I always say this because it was true for me—it wasn’t a place to skate but a place for everybody to meet other people. I met so many people there that I didn’t know before. That was my experience.
That’s why I felt like I had to push out to continue this. We seen that this park brought together so many people, you know. Everybody wasn’t distant. Everybody was together. Whenever anybody met each other, they introduced themselves, and that’s what made me realize that we have to continue this and start with our organization, which we’re starting now, and our park, which will be done maybe in a year. Even though it’s a long time. … Hey, something is something, and I will be continuing with this until, I guess … just forever—because it’s not just about me skating it—it’s about everybody else skating it.
MECCA: As a matter of fact, I was with them when they were building it. I was sort of there from the beginning. We had started and we had small ramps. Some ramps were already built. If you go there now—the park area we had—there’s about two or three cars there. And it was like a good space because it was like shelter. It was a place for kids to be without getting in trouble because we didn’t have to go trash city steps and rails; we didn’t have to worry about the cops coming and kicking us out.
We had a couple of incidents where the police, they came over, but you know they didn’t have a problem with us, being that we were out of the way. We weren’t back and forth; it was one set area where everybody could come and meet. And it was good for the sport.

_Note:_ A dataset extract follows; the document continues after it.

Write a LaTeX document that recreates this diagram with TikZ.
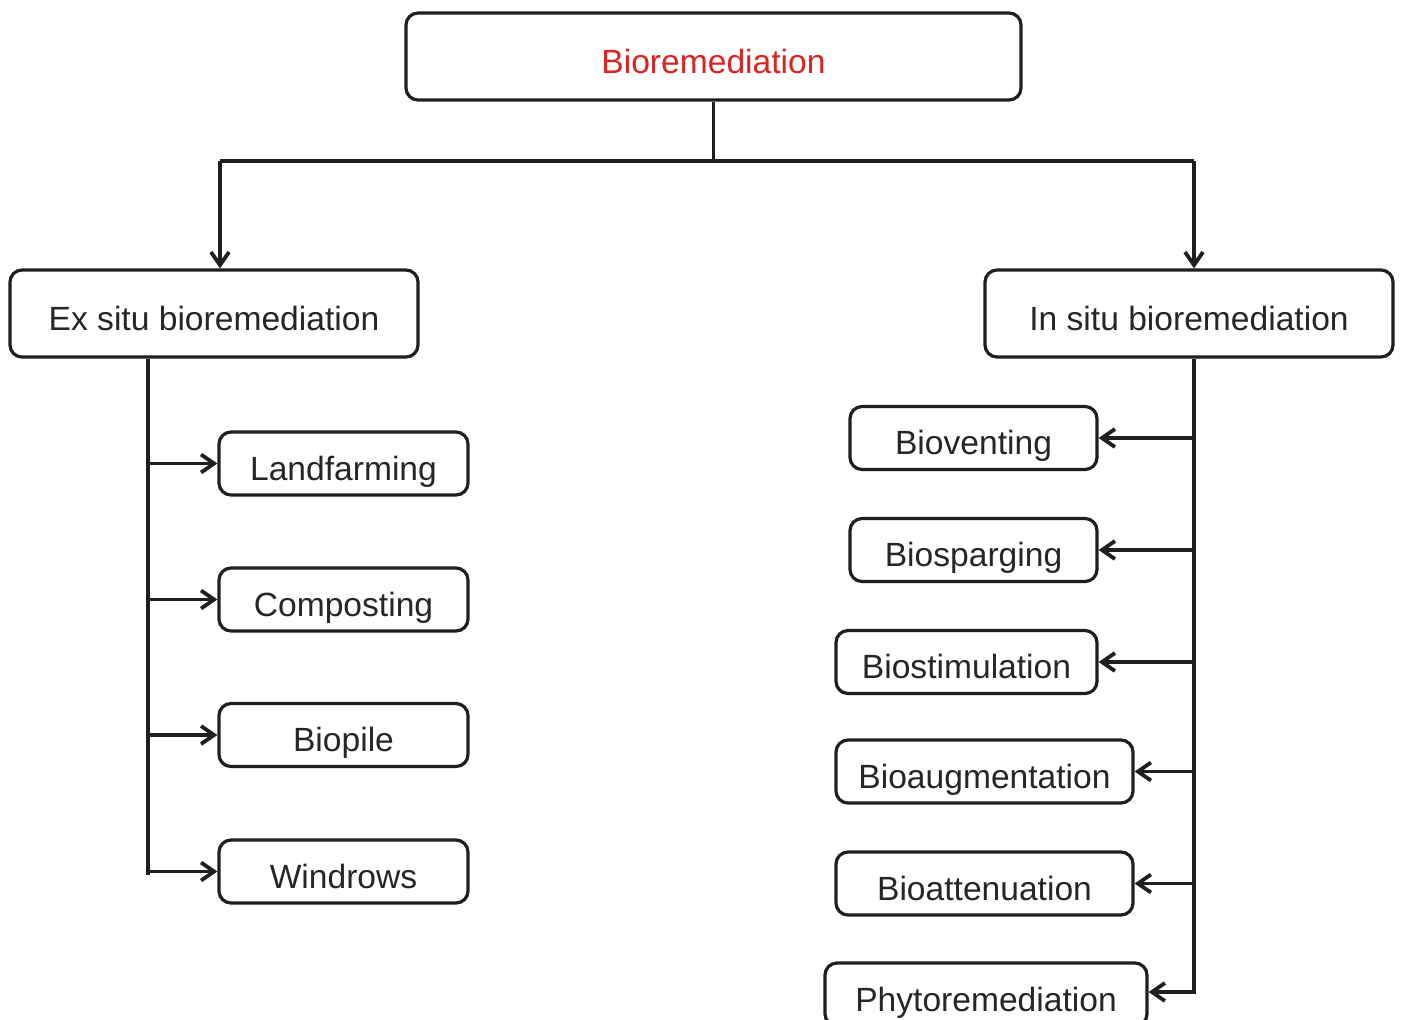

We had a party, and a lot of people came. We had a band there. We didn’t really stay out late; they made sure that we closed at 10:30. They turned the ramp over, made sure, you know, that nobody was skating so that we wouldn’t cause trouble. To me, I think it was a good idea. It was good for the kids because you know it kept them out of trouble—a place to go … so that they had friends, and when the kids had nobody else [at home] they came over and had family support. It gave me this warm, cozy feeling.
RICHIE: That’s all right. The next one we do will be in Eagle Park. Opens at ten, closes at eight. No ifs, ands, or buts about it, because we’re going to enforce the law. We’re talkin’ about helmets, wrist guards, elbow pads, knee pads; we’re talkin’ about the works for it to be a safety place … either that or just don’t skate here.
In a way I was kind of glad they left it there that long—I was surprised. But I was mad the way they did it. They should of notified us first … so we would have had time to put it someplace else.
We had two professionally built ramps, and both of them were trashed. It cost a lot of money. I myself put out over $300 to build that park.